Raw data =>
+ + + + + + +

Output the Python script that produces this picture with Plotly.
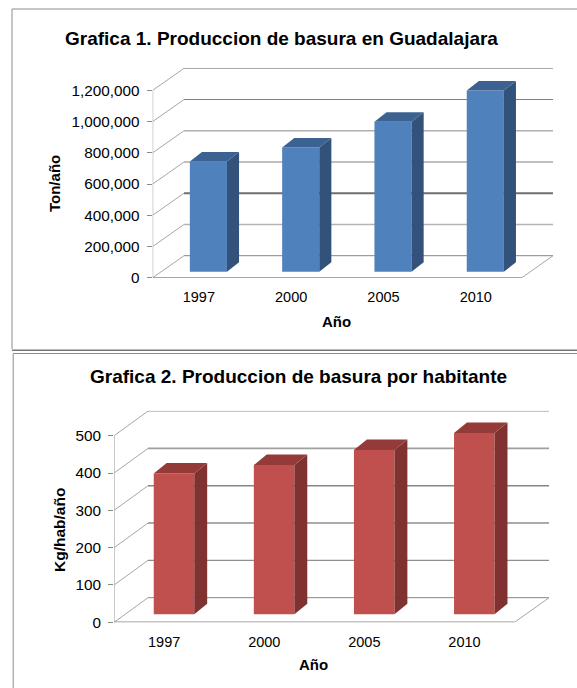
import plotly.graph_objects as go

WIDTH, HEIGHT = 577, 688
PAGE_HEIGHT = 696
FONT = "Liberation Sans, Arial, sans-serif"

categories = ["1997", "2000", "2005", "2010"]
tons_values = [705000, 795000, 960000, 1160000]
tons_ticks = [0, 200000, 400000, 600000, 800000, 1000000, 1200000]
tons_ticktext = ["0", "200,000", "400,000", "600,000", "800,000", "1,000,000", "1,200,000"]
kg_values = [377, 400, 440, 486]
kg_ticks = [0, 100, 200, 300, 400, 500]
kg_ticktext = ["0", "100", "200", "300", "400", "500"]

fig = go.Figure()
shapes, annotations = [], []


def px_x(v):
    return v / WIDTH


def px_y(v):
    return 1 - v / HEIGHT


def line(xref, yref, x0, y0, x1, y1, color, width):
    shapes.append(dict(type="line", xref=xref, yref=yref, x0=x0, y0=y0, x1=x1, y1=y1,
                       line=dict(color=color, width=width), layer="below"))


def text(x, y, s, size, angle=0, bold=True, color="#000000"):
    annotations.append(dict(xref="paper", yref="paper", x=px_x(x), y=px_y(y), text=f"<b>{s}</b>" if bold else s,
                            showarrow=False, textangle=angle, xanchor="center", yanchor="middle",
                            font=dict(family=FONT, size=size, color=color)))


def chart(n, values, ticks, ticktext, g, colors, grid_styles):
    xa, ya = ("x" if n == 1 else f"x{n}"), ("y" if n == 1 else f"y{n}")
    catw = (g["front_right"] - g["left"]) / len(values)
    unit = (g["y0"] - g["ytop"]) / ticks[-1]
    dx = (g["back_left"] - g["left"]) / catw
    dy = (g["y0"] - g["back0"]) / unit
    xmax = -0.5 + (g["back_right"] - g["left"]) / catw
    ymax = (g["y0"] - g["plot_top"]) / unit
    xs = list(range(len(values)))
    lift = g["lift"] / unit
    bar_off, bar_w = g["bar_off"], g["bar_w"]
    sx = g["side_x"] / catw
    sy = g["side_y"] / unit

    # floor and walls
    front_end = -0.5 + len(values)
    for t, (col, w) in zip(ticks, grid_styles):
        line(xa, ya, -0.5, t, -0.5 + dx, t + dy, "#a6a6a6", 1)
        line(xa, ya, -0.5 + dx, t + dy, xmax, t + dy, col, w)
    line(xa, ya, front_end, 0, xmax, dy, "#a6a6a6", 1)
    line(xa, ya, -0.5, 0, -0.5, ticks[-1], "#9a9a9a", 1)
    line(xa, ya, -0.5, 0, front_end, 0, "#8a8a8a", 1.5)

    # front faces
    fig.add_trace(go.Bar(x=xs, y=values, base=[lift] * len(values), width=bar_w, offset=bar_off,
                         marker=dict(color=colors[0], line=dict(width=0)), xaxis=xa, yaxis=ya,
                         showlegend=False, hoverinfo="skip"))
    # right and top faces
    for x, v in zip(xs, values):
        l, r, top = x + bar_off, x + bar_off + bar_w, v + lift
        fig.add_trace(go.Scatter(x=[r, r + sx, r + sx, r, r], y=[lift, lift + sy, top + sy, top, lift],
                                 fill="toself", fillcolor=colors[1], mode="none", xaxis=xa, yaxis=ya,
                                 showlegend=False, hoverinfo="skip"))
        fig.add_trace(go.Scatter(x=[l, l + sx, r + sx, r, l], y=[top, top + sy, top + sy, top, top],
                                 fill="toself", fillcolor=colors[2], mode="none", xaxis=xa, yaxis=ya,
                                 showlegend=False, hoverinfo="skip"))

    xkey = "xaxis" if n == 1 else f"xaxis{n}"
    ykey = "yaxis" if n == 1 else f"yaxis{n}"
    fig.update_layout({
        xkey: dict(domain=[px_x(g["left"]), px_x(g["back_right"])], range=[-0.5, xmax], anchor=ya,
                   tickmode="array", tickvals=xs, ticktext=categories, showgrid=False, zeroline=False,
                   showline=False, ticks="", ticklabelstandoff=g["xstand"],
                   tickfont=dict(family=FONT, size=14.5, color="#000000")),
        ykey: dict(domain=[px_y(g["y0"]), px_y(g["plot_top"])], range=[0, ymax], anchor=xa,
                   tickmode="array", tickvals=ticks, ticktext=ticktext, showgrid=False, zeroline=False,
                   showline=False, ticks="outside", ticklen=5, tickcolor="#8a8a8a", tickwidth=1,
                   ticklabelstandoff=g["ystand"],
                   tickfont=dict(family=FONT, size=15.3, color="#000000")),
    })


geo1 = dict(left=152.7, front_right=521.9, back_left=184, back_right=553, y0=277.7, ytop=90.3, back0=255.7,
            plot_top=67.7, lift=6, bar_off=-0.0975, bar_w=0.402, side_x=12.1, side_y=9.5, xstand=9, ystand=4)
geo2 = dict(left=114.1, front_right=514.5, back_left=148, back_right=549.1, y0=622.3, ytop=435.7, back0=597.7,
            plot_top=410.7, lift=8, bar_off=-0.104, bar_w=0.405, side_x=12.9, side_y=10.5, xstand=9, ystand=4)

grid1 = [("#868686", 1), ("#b4b4b4", 1.5), ("#6f6f6f", 1.8), ("#808080", 1), ("#b0b0b0", 1.5), ("#808080", 1), ("#999999", 1)]
grid2 = [("#868686", 1), ("#8e8e8e", 1.4), ("#8e8e8e", 1.4), ("#868686", 1.4), ("#a0a0a0", 1.8), ("#a0a0a0", 1)]

chart(1, tons_values, tons_ticks, tons_ticktext, geo1, ("#4f81bd", "#32527c", "#3c6291"), grid1)
chart(2, kg_values, kg_ticks, kg_ticktext, geo2, ("#c0504d", "#7f3230", "#943a38"), grid2)

# titles
text(281.6, 39, "Grafica 1. Produccion de basura en Guadalajara", 19)
text(54, 184, "Ton/año", 15, angle=-90)
text(336.4, 321, "Año", 15)
text(298.7, 376, "Grafica 2. Produccion de basura por habitante", 19)
text(59, 530, "Kg/hab/año", 15.5, angle=-90)
text(313, 664, "Año", 15)

# chart frames
for x0, y0, y1, col in [(12, 9, 349, "#8c8c8c"), (13.2, 353.5, 688, "#8c8c8c")]:
    line("paper", "paper", px_x(x0), px_y(y0), px_x(x0), px_y(y1), col, 1)
    line("paper", "paper", px_x(x0), px_y(y0), 1, px_y(y0), col, 1)
line("paper", "paper", px_x(12), px_y(350.3), 1, px_y(350.3), "#777777", 1.5)

fig.update_layout(width=WIDTH, height=PAGE_HEIGHT, margin=dict(l=0, r=0, t=0, b=0), autosize=False,
                  paper_bgcolor="#ffffff", plot_bgcolor="rgba(0,0,0,0)", barmode="overlay",
                  shapes=shapes, annotations=annotations, showlegend=False)
fig.write_html("out.html", config=dict(displayModeBar=False),
               post_script="document.body.style.margin='0';document.documentElement.style.overflow='hidden';")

+ + + + + + +

The problem =>
Each line of the data is to be duplicated exactly; pictures stay out of the copy.

Problem solution =>
Output the Python script that produces this picture with Plotly.
import plotly.graph_objects as go

WIDTH, HEIGHT = 577, 688
PAGE_HEIGHT = 696
FONT = "Liberation Sans, Arial, sans-serif"

categories = ["1997", "2000", "2005", "2010"]
tons_values = [705000, 795000, 960000, 1160000]
tons_ticks = [0, 200000, 400000, 600000, 800000, 1000000, 1200000]
tons_ticktext = ["0", "200,000", "400,000", "600,000", "800,000", "1,000,000", "1,200,000"]
kg_values = [377, 400, 440, 486]
kg_ticks = [0, 100, 200, 300, 400, 500]
kg_ticktext = ["0", "100", "200", "300", "400", "500"]

fig = go.Figure()
shapes, annotations = [], []


def px_x(v):
    return v / WIDTH


def px_y(v):
    return 1 - v / HEIGHT


def line(xref, yref, x0, y0, x1, y1, color, width):
    shapes.append(dict(type="line", xref=xref, yref=yref, x0=x0, y0=y0, x1=x1, y1=y1,
                       line=dict(color=color, width=width), layer="below"))


def text(x, y, s, size, angle=0, bold=True, color="#000000"):
    annotations.append(dict(xref="paper", yref="paper", x=px_x(x), y=px_y(y), text=f"<b>{s}</b>" if bold else s,
                            showarrow=False, textangle=angle, xanchor="center", yanchor="middle",
                            font=dict(family=FONT, size=size, color=color)))


def chart(n, values, ticks, ticktext, g, colors, grid_styles):
    xa, ya = ("x" if n == 1 else f"x{n}"), ("y" if n == 1 else f"y{n}")
    catw = (g["front_right"] - g["left"]) / len(values)
    unit = (g["y0"] - g["ytop"]) / ticks[-1]
    dx = (g["back_left"] - g["left"]) / catw
    dy = (g["y0"] - g["back0"]) / unit
    xmax = -0.5 + (g["back_right"] - g["left"]) / catw
    ymax = (g["y0"] - g["plot_top"]) / unit
    xs = list(range(len(values)))
    lift = g["lift"] / unit
    bar_off, bar_w = g["bar_off"], g["bar_w"]
    sx = g["side_x"] / catw
    sy = g["side_y"] / unit

    # floor and walls
    front_end = -0.5 + len(values)
    for t, (col, w) in zip(ticks, grid_styles):
        line(xa, ya, -0.5, t, -0.5 + dx, t + dy, "#a6a6a6", 1)
        line(xa, ya, -0.5 + dx, t + dy, xmax, t + dy, col, w)
    line(xa, ya, front_end, 0, xmax, dy, "#a6a6a6", 1)
    line(xa, ya, -0.5, 0, -0.5, ticks[-1], "#9a9a9a", 1)
    line(xa, ya, -0.5, 0, front_end, 0, "#8a8a8a", 1.5)

    # front faces
    fig.add_trace(go.Bar(x=xs, y=values, base=[lift] * len(values), width=bar_w, offset=bar_off,
                         marker=dict(color=colors[0], line=dict(width=0)), xaxis=xa, yaxis=ya,
                         showlegend=False, hoverinfo="skip"))
    # right and top faces
    for x, v in zip(xs, values):
        l, r, top = x + bar_off, x + bar_off + bar_w, v + lift
        fig.add_trace(go.Scatter(x=[r, r + sx, r + sx, r, r], y=[lift, lift + sy, top + sy, top, lift],
                                 fill="toself", fillcolor=colors[1], mode="none", xaxis=xa, yaxis=ya,
                                 showlegend=False, hoverinfo="skip"))
        fig.add_trace(go.Scatter(x=[l, l + sx, r + sx, r, l], y=[top, top + sy, top + sy, top, top],
                                 fill="toself", fillcolor=colors[2], mode="none", xaxis=xa, yaxis=ya,
                                 showlegend=False, hoverinfo="skip"))

    xkey = "xaxis" if n == 1 else f"xaxis{n}"
    ykey = "yaxis" if n == 1 else f"yaxis{n}"
    fig.update_layout({
        xkey: dict(domain=[px_x(g["left"]), px_x(g["back_right"])], range=[-0.5, xmax], anchor=ya,
                   tickmode="array", tickvals=xs, ticktext=categories, showgrid=False, zeroline=False,
                   showline=False, ticks="", ticklabelstandoff=g["xstand"],
                   tickfont=dict(family=FONT, size=14.5, color="#000000")),
        ykey: dict(domain=[px_y(g["y0"]), px_y(g["plot_top"])], range=[0, ymax], anchor=xa,
                   tickmode="array", tickvals=ticks, ticktext=ticktext, showgrid=False, zeroline=False,
                   showline=False, ticks="outside", ticklen=5, tickcolor="#8a8a8a", tickwidth=1,
                   ticklabelstandoff=g["ystand"],
                   tickfont=dict(family=FONT, size=15.3, color="#000000")),
    })


geo1 = dict(left=152.7, front_right=521.9, back_left=184, back_right=553, y0=277.7, ytop=90.3, back0=255.7,
            plot_top=67.7, lift=6, bar_off=-0.0975, bar_w=0.402, side_x=12.1, side_y=9.5, xstand=9, ystand=4)
geo2 = dict(left=114.1, front_right=514.5, back_left=148, back_right=549.1, y0=622.3, ytop=435.7, back0=597.7,
            plot_top=410.7, lift=8, bar_off=-0.104, bar_w=0.405, side_x=12.9, side_y=10.5, xstand=9, ystand=4)

grid1 = [("#868686", 1), ("#b4b4b4", 1.5), ("#6f6f6f", 1.8), ("#808080", 1), ("#b0b0b0", 1.5), ("#808080", 1), ("#999999", 1)]
grid2 = [("#868686", 1), ("#8e8e8e", 1.4), ("#8e8e8e", 1.4), ("#868686", 1.4), ("#a0a0a0", 1.8), ("#a0a0a0", 1)]

chart(1, tons_values, tons_ticks, tons_ticktext, geo1, ("#4f81bd", "#32527c", "#3c6291"), grid1)
chart(2, kg_values, kg_ticks, kg_ticktext, geo2, ("#c0504d", "#7f3230", "#943a38"), grid2)

# titles
text(281.6, 39, "Grafica 1. Produccion de basura en Guadalajara", 19)
text(54, 184, "Ton/año", 15, angle=-90)
text(336.4, 321, "Año", 15)
text(298.7, 376, "Grafica 2. Produccion de basura por habitante", 19)
text(59, 530, "Kg/hab/año", 15.5, angle=-90)
text(313, 664, "Año", 15)

# chart frames
for x0, y0, y1, col in [(12, 9, 349, "#8c8c8c"), (13.2, 353.5, 688, "#8c8c8c")]:
    line("paper", "paper", px_x(x0), px_y(y0), px_x(x0), px_y(y1), col, 1)
    line("paper", "paper", px_x(x0), px_y(y0), 1, px_y(y0), col, 1)
line("paper", "paper", px_x(12), px_y(350.3), 1, px_y(350.3), "#777777", 1.5)

fig.update_layout(width=WIDTH, height=PAGE_HEIGHT, margin=dict(l=0, r=0, t=0, b=0), autosize=False,
                  paper_bgcolor="#ffffff", plot_bgcolor="rgba(0,0,0,0)", barmode="overlay",
                  shapes=shapes, annotations=annotations, showlegend=False)
fig.write_html("out.html", config=dict(displayModeBar=False),
               post_script="document.body.style.margin='0';document.documentElement.style.overflow='hidden';")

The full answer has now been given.